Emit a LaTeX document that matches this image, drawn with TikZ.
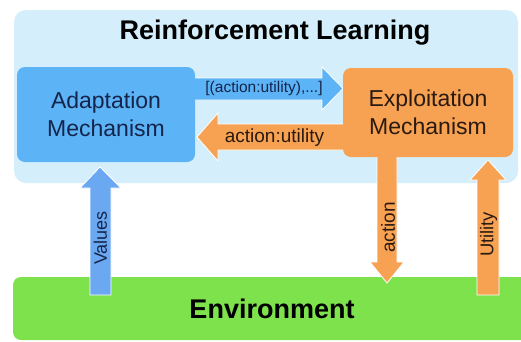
\documentclass[tikz,border=0pt]{standalone}
\usepackage{fontspec}
\setmainfont{Liberation Sans}
\usetikzlibrary{calc}
\definecolor{rlbg}{HTML}{D4EFFB}
\definecolor{adblue}{HTML}{5CB3F6}
\definecolor{valblue}{HTML}{6AA8F2}
\definecolor{exorange}{HTML}{F7A152}
\definecolor{envgreen}{HTML}{7DE24C}
\definecolor{navy}{HTML}{15244A}
\definecolor{darktxt}{HTML}{2A1A10}
\tikzset{
  box/.style={rounded corners=8pt, inner sep=0pt, align=center},
  blockarrow/.style={draw=white, line width=0.8pt, line join=miter},
  lbl/.style={inner sep=0pt},
}
\begin{document}
\begin{tikzpicture}[x=1pt,y=-1pt]
\useasboundingbox (0,0) rectangle (521,341);
\clip (0,0) rectangle (521,341);
\fill[white] (0,0) rectangle (521,341);
% Reinforcement learning background
\node[box, rounded corners=12pt, fill=rlbg, minimum width=504pt, minimum height=173pt] (rl) at (266,96.5) {};
\node[lbl, font=\fontsize{27}{30}\selectfont\bfseries, text=black] (title) at (275,33) {Reinforcement Learning};
% Environment
\node[box, fill=envgreen, minimum width=517pt, minimum height=63pt] (env) at (271.5,308.5) {};
\node[lbl, font=\fontsize{27}{30}\selectfont\bfseries, text=black] (envt) at (272,309) {Environment};
% Values arrow (up, to adaptation)
\draw[blockarrow, fill=valblue] (90,295) -- (90,188) -- (80,188) -- (100,167) -- (121,188) -- (111,188) -- (111,295) -- cycle;
\node[lbl, rotate=90, font=\fontsize{18}{20}\selectfont, text=navy] (values) at (100.5,238) {Values};
% Blue right arrow
\draw[blockarrow, fill=adblue] (190,78) -- (322,78) -- (322,67) -- (343,88.5) -- (322,110) -- (322,100) -- (190,100) -- cycle;
% Orange left arrow
\draw[blockarrow, fill=exorange] (350,124) -- (218,124) -- (218,113) -- (197,137) -- (218,161) -- (218,150) -- (350,150) -- cycle;
% action arrow (down)
\draw[blockarrow, fill=exorange] (377,150) -- (377,262) -- (370,262) -- (387,283) -- (404,262) -- (397,262) -- (397,150) -- cycle;
% Utility arrow (up)
\draw[blockarrow, fill=exorange] (477,295) -- (477,180) -- (470,180) -- (488,160) -- (506,180) -- (499,180) -- (499,295) -- cycle;
% Adaptation box
\node[box, fill=adblue, minimum width=178pt, minimum height=95pt, font=\fontsize{23}{28}\selectfont, text=navy] (adapt) at (106,114.5) {Adaptation\\Mechanism};
% Exploitation box
\node[box, fill=exorange, minimum width=170pt, minimum height=89pt, font=\fontsize{23}{28}\selectfont, text=darktxt] (exploit) at (428,112.5) {Exploitation\\Mechanism};
% arrow labels
\node[lbl, font=\fontsize{15.5}{18}\selectfont, text=navy] (list) at (264,88) {[(action:utility),...]};
\node[lbl, font=\fontsize{19}{22}\selectfont, text=darktxt] (au) at (274.5,137.5) {action:utility};
\node[lbl, rotate=90, font=\fontsize{19}{22}\selectfont, text=darktxt] (act) at (388,227.5) {action};
\node[lbl, rotate=90, font=\fontsize{18.4}{22}\selectfont, text=darktxt] (util) at (488.5,234.5) {Utility};
\end{tikzpicture}
\end{document}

# # # #

> **EXERCISE DESCRIPTION**: Copy the listing over exactly, skipping the pictures it holds.

> **FULL OUTPUT**:
Emit a LaTeX document that matches this image, drawn with TikZ.
\documentclass[tikz,border=0pt]{standalone}
\usepackage{fontspec}
\setmainfont{Liberation Sans}
\usetikzlibrary{calc}
\definecolor{rlbg}{HTML}{D4EFFB}
\definecolor{adblue}{HTML}{5CB3F6}
\definecolor{valblue}{HTML}{6AA8F2}
\definecolor{exorange}{HTML}{F7A152}
\definecolor{envgreen}{HTML}{7DE24C}
\definecolor{navy}{HTML}{15244A}
\definecolor{darktxt}{HTML}{2A1A10}
\tikzset{
  box/.style={rounded corners=8pt, inner sep=0pt, align=center},
  blockarrow/.style={draw=white, line width=0.8pt, line join=miter},
  lbl/.style={inner sep=0pt},
}
\begin{document}
\begin{tikzpicture}[x=1pt,y=-1pt]
\useasboundingbox (0,0) rectangle (521,341);
\clip (0,0) rectangle (521,341);
\fill[white] (0,0) rectangle (521,341);
% Reinforcement learning background
\node[box, rounded corners=12pt, fill=rlbg, minimum width=504pt, minimum height=173pt] (rl) at (266,96.5) {};
\node[lbl, font=\fontsize{27}{30}\selectfont\bfseries, text=black] (title) at (275,33) {Reinforcement Learning};
% Environment
\node[box, fill=envgreen, minimum width=517pt, minimum height=63pt] (env) at (271.5,308.5) {};
\node[lbl, font=\fontsize{27}{30}\selectfont\bfseries, text=black] (envt) at (272,309) {Environment};
% Values arrow (up, to adaptation)
\draw[blockarrow, fill=valblue] (90,295) -- (90,188) -- (80,188) -- (100,167) -- (121,188) -- (111,188) -- (111,295) -- cycle;
\node[lbl, rotate=90, font=\fontsize{18}{20}\selectfont, text=navy] (values) at (100.5,238) {Values};
% Blue right arrow
\draw[blockarrow, fill=adblue] (190,78) -- (322,78) -- (322,67) -- (343,88.5) -- (322,110) -- (322,100) -- (190,100) -- cycle;
% Orange left arrow
\draw[blockarrow, fill=exorange] (350,124) -- (218,124) -- (218,113) -- (197,137) -- (218,161) -- (218,150) -- (350,150) -- cycle;
% action arrow (down)
\draw[blockarrow, fill=exorange] (377,150) -- (377,262) -- (370,262) -- (387,283) -- (404,262) -- (397,262) -- (397,150) -- cycle;
% Utility arrow (up)
\draw[blockarrow, fill=exorange] (477,295) -- (477,180) -- (470,180) -- (488,160) -- (506,180) -- (499,180) -- (499,295) -- cycle;
% Adaptation box
\node[box, fill=adblue, minimum width=178pt, minimum height=95pt, font=\fontsize{23}{28}\selectfont, text=navy] (adapt) at (106,114.5) {Adaptation\\Mechanism};
% Exploitation box
\node[box, fill=exorange, minimum width=170pt, minimum height=89pt, font=\fontsize{23}{28}\selectfont, text=darktxt] (exploit) at (428,112.5) {Exploitation\\Mechanism};
% arrow labels
\node[lbl, font=\fontsize{15.5}{18}\selectfont, text=navy] (list) at (264,88) {[(action:utility),...]};
\node[lbl, font=\fontsize{19}{22}\selectfont, text=darktxt] (au) at (274.5,137.5) {action:utility};
\node[lbl, rotate=90, font=\fontsize{19}{22}\selectfont, text=darktxt] (act) at (388,227.5) {action};
\node[lbl, rotate=90, font=\fontsize{18.4}{22}\selectfont, text=darktxt] (util) at (488.5,234.5) {Utility};
\end{tikzpicture}
\end{document}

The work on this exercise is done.